One common question reverberates around the country and at the community level where the work of early literacy is conducted—how do we engage parents of young children?

That question caused the Reading Success by 4th Grade initiative (RS4G), backed by The Irene E. & George A. Davis Foundation in Springfield, Massachusetts, to undertake a series of focus groups with parents of young children.

Springfield has high poverty and less than 40% of third graders read proficiently. RS4G has had success in aligning the community, educators, business leaders and media around the goal of all of Springfield's children reading at grade level. But engaging parents, where they live and work and recreate, has been elusive.

Focus groups of parents, and largely moms who participated in one of our three sessions, revealed what we knew: that parents have clearly moved into the digital age. Email, for anyone who has children, is almost recognized as a thing of the past. Moms told us almost universally that their primary engagement with the world comes through social media and texting. The smartphone serves as the communications tool of choice.

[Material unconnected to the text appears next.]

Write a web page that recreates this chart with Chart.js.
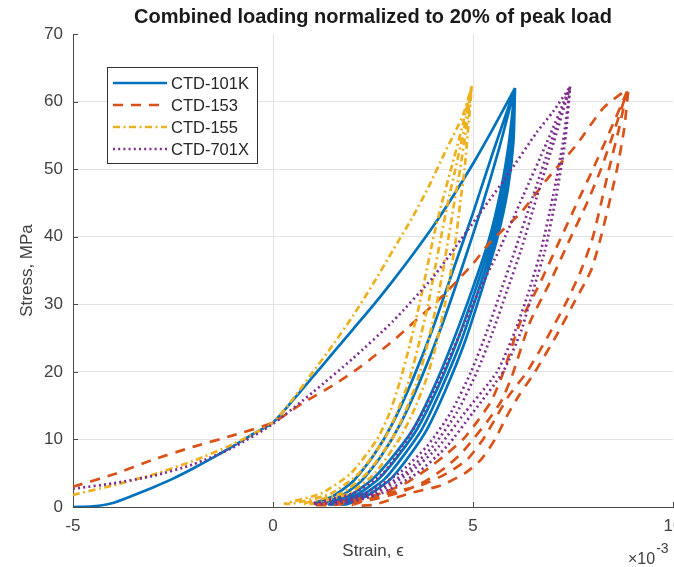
<!doctype html>
<html lang="en">
<head>
<meta charset="utf-8">
<style>
    html, body { margin: 0; padding: 0; background: #fff; overflow: hidden; }
</style>
</head>
<body>
    <div>
        <canvas id="myChart" width="674" height="567"></canvas>
    </div>

    <script src="https://cdn.jsdelivr.net/npm/chart.js"></script>

    <script>
    // strain is given in units of 1e-3, stress in MPa
    const strainTicks = [-5, 0, 5, 10];
    const stressTicks = [0, 10, 20, 30, 40, 50, 60, 70];

    // CTD-101K: first loading, then unload/reload cycles (each listed bottom -> peak)
    const ctd101kLoadStrain = [-5, -4.5, -4, -3.5, -3, -2.5, -2, -1.5, -1, -0.5, 0, 0.5, 1, 1.5, 2, 2.5, 3, 3.5, 4, 4.5, 5, 5.5, 6.05];
    const ctd101kLoadStress = [0, 0.1, 0.6, 1.7, 2.9, 4.2, 5.7, 7.3, 9.0, 10.8, 12.5, 15.8, 19.3, 22.8, 26.3, 29.8, 33.5, 37.4, 41.5, 46.0, 50.8, 56.0, 62.0];
    const ctd101kCycleStrain = [
        [1.0, 1.5, 2.0, 2.5, 3.0, 3.5, 4.0, 4.5, 5.0, 5.5, 6.05],
        [1.2, 1.7, 2.2, 2.7, 3.2, 3.7, 4.2, 4.7, 5.2, 5.65, 6.05],
        [1.4, 2.0, 2.5, 3.0, 3.5, 4.0, 4.5, 5.0, 5.4, 5.7, 5.9, 6.05],
        [1.55, 2.15, 2.65, 3.12, 3.6, 4.1, 4.6, 5.08, 5.47, 5.76, 5.94, 6.05],
        [1.7, 2.3, 2.8, 3.25, 3.72, 4.2, 4.7, 5.16, 5.54, 5.82, 5.98, 6.05],
        [1.85, 2.45, 2.95, 3.4, 3.85, 4.32, 4.8, 5.24, 5.6, 5.87, 6.01, 6.05]
    ];
    const ctd101kCycleStress = [
        [0.5, 1.6, 3.8, 7.5, 12.5, 19, 26.5, 35, 43.5, 52.5, 62],
        [0.5, 1.6, 3.8, 7.5, 12.5, 19, 26.5, 35, 44, 53, 62],
        [0.4, 2.0, 4.2, 7.5, 11.5, 17.4, 24.5, 32.5, 39.6, 47, 54, 62],
        [0.4, 2.0, 4.2, 7.5, 11.5, 17.4, 24.5, 32.5, 39.6, 47, 54, 62],
        [0.4, 2.0, 4.2, 7.5, 11.5, 17.4, 24.5, 32.5, 39.6, 47, 54, 62],
        [0.4, 2.0, 4.2, 7.5, 11.5, 17.4, 24.5, 32.5, 39.6, 47, 54, 62]
    ];

    // CTD-153
    const ctd153LoadStrain = [-5, -4, -3, -2, -1, 0, 0.75, 1.5, 2.2, 3.0, 3.4, 4.2, 5.0, 5.4, 6.2, 6.85, 7.6, 8.25, 8.85];
    const ctd153LoadStress = [3.0, 4.8, 7.0, 8.9, 10.6, 12.5, 15.4, 18.0, 20.8, 24.6, 26.7, 31.0, 36.0, 39.0, 43.6, 48.5, 53.7, 59.0, 61.8];
    const ctd153CycleStrain = [
        [1.0, 2.0, 2.8, 3.4, 3.9, 4.35, 4.75, 5.1, 5.45, 5.72, 6.18, 6.68, 7.18, 7.6, 8.0, 8.45, 8.85],
        [1.5, 2.4, 3.2, 3.8, 4.3, 4.7, 5.0, 5.35, 5.7, 5.97, 6.42, 6.92, 7.42, 7.85, 8.2, 8.55, 8.85],
        [2.0, 2.85, 3.7, 4.35, 4.85, 5.25, 5.6, 5.9, 6.35, 6.85, 7.35, 7.7, 8.0, 8.4, 8.65, 8.85],
        [2.5, 3.4, 4.2, 4.8, 5.2, 5.55, 5.85, 6.15, 6.55, 7.05, 7.55, 7.95, 8.2, 8.6, 8.78, 8.88]
    ];
    const ctd153CycleStress = [
        [0.3, 1.0, 2.2, 3.8, 5.8, 7.9, 10.0, 12.6, 15.6, 19.3, 27.3, 33.2, 39.6, 45.0, 50.0, 56.0, 61.5],
        [0.3, 1.0, 2.2, 3.8, 5.8, 7.9, 10.0, 12.6, 15.6, 19.3, 27.3, 33.2, 39.6, 45.0, 50.0, 56.0, 61.5],
        [0.3, 2.0, 3.2, 5.0, 7.0, 10.0, 13.5, 16.5, 20.0, 25.0, 30.5, 35.0, 40.0, 50.0, 56.0, 61.5],
        [0.3, 2.0, 3.2, 5.0, 7.0, 10.0, 13.5, 16.5, 20.0, 25.0, 30.5, 35.0, 40.0, 50.0, 56.0, 61.5]
    ];

    // CTD-155
    const ctd155LoadStrain = [-5, -4, -3, -2, -1, 0, 0.5, 1, 1.5, 2, 2.5, 3, 3.5, 3.9, 4.3, 4.75, 4.97];
    const ctd155LoadStress = [1.8, 3.2, 4.8, 6.8, 9.3, 12.5, 16.0, 20.0, 24.0, 28.3, 33.0, 38.0, 43.0, 47.5, 52.5, 58.0, 62.3];
    const ctd155CycleStrain = [
        [0.3, 1.2, 1.95, 2.6, 2.92, 3.18, 3.42, 3.66, 3.84, 4.0, 4.22, 4.45, 4.72, 4.97],
        [0.5, 1.45, 2.15, 2.78, 3.1, 3.4, 3.64, 3.88, 4.04, 4.19, 4.37, 4.56, 4.78, 4.97],
        [0.75, 1.7, 2.35, 2.97, 3.3, 3.61, 3.86, 4.09, 4.25, 4.38, 4.53, 4.68, 4.83, 4.97],
        [1.0, 1.9, 2.55, 3.15, 3.5, 3.82, 4.08, 4.3, 4.45, 4.57, 4.68, 4.79, 4.88, 4.97]
    ];
    const ctd155CycleStress = [
        [0.5, 2, 5, 10, 14, 18.7, 24, 30, 35, 39.6, 45, 50, 56, 62.3],
        [0.5, 2, 5, 10, 14, 18.7, 24, 30, 35, 39.6, 45, 50, 56, 62.3],
        [0.5, 2, 5, 10, 14, 18.7, 24, 30, 35, 39.6, 45, 50, 56, 62.3],
        [0.5, 2, 5, 10, 14, 18.7, 24, 30, 35, 39.6, 45, 50, 56, 62.3]
    ];

    // CTD-701X
    const ctd701xLoadStrain = [-5, -4, -3, -2, -1, 0, 1, 2, 3, 4, 4.7, 5.3, 5.85, 6.6, 7.0, 7.43];
    const ctd701xLoadStress = [2.7, 3.5, 4.6, 6.3, 8.8, 12.3, 17.0, 22.0, 27.5, 34.0, 39.6, 44.5, 49.0, 55.5, 58.5, 62.2];
    const ctd701xCycleStrain = [
        [1.0, 2.0, 2.75, 3.25, 3.75, 4.25, 4.7, 5.15, 5.65, 6.25, 6.85, 7.43],
        [1.3, 2.3, 3.15, 3.85, 4.45, 4.95, 5.35, 5.7, 6.05, 6.5, 6.95, 7.43],
        [1.45, 2.45, 3.3, 4.0, 4.6, 5.1, 5.5, 5.85, 6.2, 6.6, 7.02, 7.43],
        [1.6, 2.55, 3.4, 4.15, 4.8, 5.6, 6.05, 6.4, 6.7, 7.0, 7.25, 7.43],
        [1.8, 2.7, 3.6, 4.35, 5.0, 5.75, 6.2, 6.5, 6.8, 7.08, 7.3, 7.43]
    ];
    const ctd701xCycleStress = [
        [0.5, 2, 5, 9, 14, 20, 26, 32, 38, 46, 54, 62.2],
        [0.5, 2, 5, 9, 14, 20, 26, 32, 38, 46, 54, 62.2],
        [0.5, 2, 5, 9, 14, 20, 26, 32, 38, 46, 54, 62.2],
        [0.5, 2, 5, 9, 14, 20, 26, 32, 38, 46, 54, 62.2],
        [0.5, 2, 5, 9, 14, 20, 26, 32, 38, 46, 54, 62.2]
    ];

    const FONT = '"Liberation Sans", Arial, Helvetica, sans-serif';
    const TEXT_COLOR = '#404040';
    const AXIS_COLOR = '#4a4a4a';

    // join first loading and the cycles into one continuous path,
    // every other cycle is walked from the peak back down
    function buildPath(loadX, loadY, cycX, cycY) {
        const pts = loadX.map((x, i) => ({ x: x, y: loadY[i] }));
        cycX.forEach((xs, k) => {
            const seg = xs.map((x, i) => ({ x: x, y: cycY[k][i] }));
            if (k % 2 === 0) seg.reverse();
            pts.push(...seg);
        });
        return pts;
    }

    // draws the boxed legend in the upper left of the plot
    const boxLegend = {
        id: 'boxLegend',
        afterDraw(chart) {
            const c = chart.ctx;
            const left = chart.chartArea.left + 34, top = chart.chartArea.top + 33;
            const w = 150, h = 96;
            c.save();
            c.fillStyle = '#fff';
            c.fillRect(left, top, w, h);
            c.strokeStyle = '#303030';
            c.lineWidth = 1;
            c.strokeRect(left + 0.5, top + 0.5, w, h);
            chart.data.datasets.forEach((ds, i) => {
                const y = top + 16 + i * 22;
                c.strokeStyle = ds.borderColor;
                c.lineWidth = ds.borderWidth;
                c.setLineDash(ds.borderDash || []);
                c.beginPath();
                c.moveTo(left + 6, y);
                c.lineTo(left + 60, y);
                c.stroke();
                c.setLineDash([]);
                c.fillStyle = '#262626';
                c.font = '16.5px ' + FONT;
                c.textBaseline = 'middle';
                c.fillText(ds.label, left + 64, y + 1);
            });
            c.restore();
        }
    };

    // inward tick marks and the x10^-3 exponent label
    const axisExtras = {
        id: 'axisExtras',
        afterDraw(chart) {
            const c = chart.ctx;
            const { left, bottom } = chart.chartArea;
            const xs = chart.scales.x, ys = chart.scales.y;
            c.save();
            c.strokeStyle = AXIS_COLOR;
            c.lineWidth = 1;
            c.beginPath();
            strainTicks.forEach(v => {
                const px = Math.round(xs.getPixelForValue(v)) + 0.5;
                c.moveTo(px, bottom);
                c.lineTo(px, bottom - 5);
            });
            stressTicks.forEach(v => {
                const py = Math.round(ys.getPixelForValue(v)) + 0.5;
                c.moveTo(left, py);
                c.lineTo(left + 5, py);
            });
            c.stroke();
            c.fillStyle = TEXT_COLOR;
            c.textBaseline = 'alphabetic';
            c.font = '16px ' + FONT;
            const base = '\u00d710';
            const bx = 628;
            c.fillText(base, bx, 564);
            const bw = c.measureText(base).width;
            c.font = '14px ' + FONT;
            c.fillText('-3', bx + bw + 1, 553);
            c.restore();
        }
    };

    const ctx = document.getElementById('myChart');

    new Chart(ctx, {
        type: 'scatter',
        data: {
            datasets: [
                {
                    label: 'CTD-101K',
                    data: buildPath(ctd101kLoadStrain, ctd101kLoadStress, ctd101kCycleStrain, ctd101kCycleStress),
                    borderColor: '#0072BD',
                    borderWidth: 2.7,
                    borderDash: [],
                    order: 4
                },
                {
                    label: 'CTD-153',
                    data: buildPath(ctd153LoadStrain, ctd153LoadStress, ctd153CycleStrain, ctd153CycleStress),
                    borderColor: '#D95319',
                    borderWidth: 2.7,
                    borderDash: [10, 8],
                    order: 3
                },
                {
                    label: 'CTD-155',
                    data: buildPath(ctd155LoadStrain, ctd155LoadStress, ctd155CycleStrain, ctd155CycleStress),
                    borderColor: '#EDB120',
                    borderWidth: 2.7,
                    borderDash: [7, 3.5, 2, 3.5],
                    order: 2
                },
                {
                    label: 'CTD-701X',
                    data: buildPath(ctd701xLoadStrain, ctd701xLoadStress, ctd701xCycleStrain, ctd701xCycleStress),
                    borderColor: '#7E2F8E',
                    borderWidth: 2.7,
                    borderDash: [2, 3.2],
                    order: 1
                }
            ]
        },
        options: {
            responsive: false,
            animation: false,
            devicePixelRatio: 1,
            showLine: true,
            elements: {
                point: { radius: 0, hoverRadius: 0 },
                line: { tension: 0.2, fill: false, borderCapStyle: 'butt' }
            },
            layout: { padding: { left: 0, right: 1, top: 0, bottom: 0 } },
            scales: {
                x: {
                    type: 'linear',
                    min: -5,
                    max: 10,
                    afterBuildTicks: s => { s.ticks = strainTicks.map(v => ({ value: v })); },
                    afterFit: s => { s.height = 60; s.paddingLeft = 0; s.paddingRight = 0; },
                    grid: {
                        color: c => (c.tick && c.tick.value === 10) ? 'rgba(0,0,0,0)' : '#e3e3e3',
                        drawTicks: false
                    },
                    border: { display: true, color: AXIS_COLOR, width: 1 },
                    ticks: { color: TEXT_COLOR, font: { family: FONT, size: 17 }, padding: 9, maxRotation: 0 },
                    title: {
                        display: true,
                        text: 'Strain, \u03f5',
                        color: TEXT_COLOR,
                        font: { family: FONT, size: 17 },
                        padding: { top: 0, bottom: 5 }
                    }
                },
                y: {
                    type: 'linear',
                    min: 0,
                    max: 70,
                    afterBuildTicks: s => { s.ticks = stressTicks.map(v => ({ value: v })); },
                    afterFit: s => { s.width = 73; s.paddingTop = 0; s.paddingBottom = 0; },
                    grid: {
                        color: c => (c.tick && c.tick.value === 70) ? 'rgba(0,0,0,0)' : '#e3e3e3',
                        drawTicks: false
                    },
                    border: { display: true, color: AXIS_COLOR, width: 1 },
                    ticks: { color: TEXT_COLOR, font: { family: FONT, size: 17 }, padding: 10 },
                    title: {
                        display: true,
                        text: 'Stress, MPa',
                        color: TEXT_COLOR,
                        font: { family: FONT, size: 17 },
                        padding: { top: 17, bottom: 0 }
                    }
                }
            },
            plugins: {
                legend: { display: false },
                tooltip: { enabled: false },
                title: {
                    display: true,
                    fullSize: false,
                    text: 'Combined loading normalized to 20% of peak load',
                    color: '#1a1a1a',
                    font: { family: FONT, size: 20, weight: 'bold', lineHeight: 1.1 },
                    padding: { top: 6, bottom: 6 }
                }
            }
        },
        plugins: [axisExtras, boxLegend]
    });
    </script>
</body>
</html>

The bottom line message was clear from parents of young children—text us or find us through social media if you want our attention. So, we began thinking about what would make for a compelling texting initiative. In a world where analytics are now so readily accessible, it might be embarrassing to launch a texting campaign and have no one "opt in."

So, how would we create interesting and engaging content—texts—about something like early literacy? We decided early on it had to be a "community" texting campaign, where early literacy and tips for parents were just one component of the campaign.

We enlisted the local PBS station, which had ventured earlier into texting in the Hispanic community, the local YMCA, the Springfield City Library, the Springfield Museums, Springfield Public Schools, and the local United Way's Stay in School campaign.

We needed to come up with a name—so using the Springfield area code, 413, and attaching "families" and "familias" to it seemed the simple and natural way to go. So, 413 Families was born.

We also conducted some informal research on other texting campaigns, found a national texting vendor and set some goals. Launching in February, we agreed to send two to three text messages per week and that all of the partners would provide content about free, fun things for families to do, places to visit, tips for parents on early reading and on parenting in general. With a large Hispanic population in Springfield, we also decided to render text messages in English and Spanish.

We also set the very ambitious goal of collecting 1,000 family opt-ins to the texting campaign by the end of August 2016. The results have been nothing short of remarkable and as of September 1, 2016 we had 1,089 and still growing.

So here is what we learned from the campaign and from a mid-point survey we asked our opt-ins to take.

Knowing that there is a very large Hispanic population in Springfield, we felt that it was important to offer messages in Spanish. What surprised us was that consistently throughout the campaign less than 10% of our opt-ins chose to receive Spanish texts.

A few issues also arose when sending messages in Spanish. Keeping text messages within the 160-character limit presented a challenge because when translated from the English text, the Spanish was always longer. We also realized that the company we use to send messages does not support accent marks – something we didn't anticipate and a hurdle we needed to learn to work around.

From the beginning, we realized the importance of incentives, offering free tickets to a community event, a gift card to a bookstore. These types of giveaways encourage our opt-ins to participate and engage in our messages.

One of our first incentives was offering the first 100 people who replied to our text a coupon for $4.13 admission to the Basketball Hall of Fame. The message read, "FEB. 20 @ HALL OF FAME: First 100 people to reply HOOPS receive coupon for HOF (up to 4 ppl) for $4.13 each & free WGBY Love for Learning event!" We received 91 responses from the 300 who had opted in at the time.

We asked our opt-ins to tell us the name of a book they read with their children—starting with a Monday message, a mid week reminder and a Friday due date. Respondents were offered a chance to win a $50 Barnes & Noble gift card, and out of the approximately 500 opt-ins we had at that time, we received 149 responses. Nearly 40 of the 149 responses were received within the first five minutes of sending the Friday message, and 120 responses were received within the first hour. One parent responded, "[We read] Dr. Seuss' If I Ran the Zoo...which we received when we brought [our daughter] to family day at the Zoo in Forest Park. Lovely!"

In June, we sent a survey to our opt-ins with general questions like ages of parents/children and location, how they heard about 413 Families (i.e. from a partner organization, the media, word-of-mouth), what types of messages they find most interesting and what they'd like to see more of. We received 124 survey responses and confirmed that we were reaching the target audience (families with young children) and that our opt-ins were finding the messages useful. Nearly 87% of respondents said they were either extremely likely to recommend 413 Families to a friend/relative or already had. As we expected, the top two types of messages that opt-ins prefer are free activities and events happening in the community. The majority told us sending up to three texts per week was just fine.

We also received constructive feedback. In response to what 413 Families is missing or what you would like to see more of, one respondent said, "Maybe offering book suggestions for families." Another person suggested offering volunteer opportunities that families can participate in together. "We love to help out in our community with my 5-year-old."

As we assess the way forward in reaching parents in the critical work of early literacy we have learned that no single strategy works alone and, at the same time, any strategy of parent engagement must employ the tools that have become part of everyday life for parents of little ones.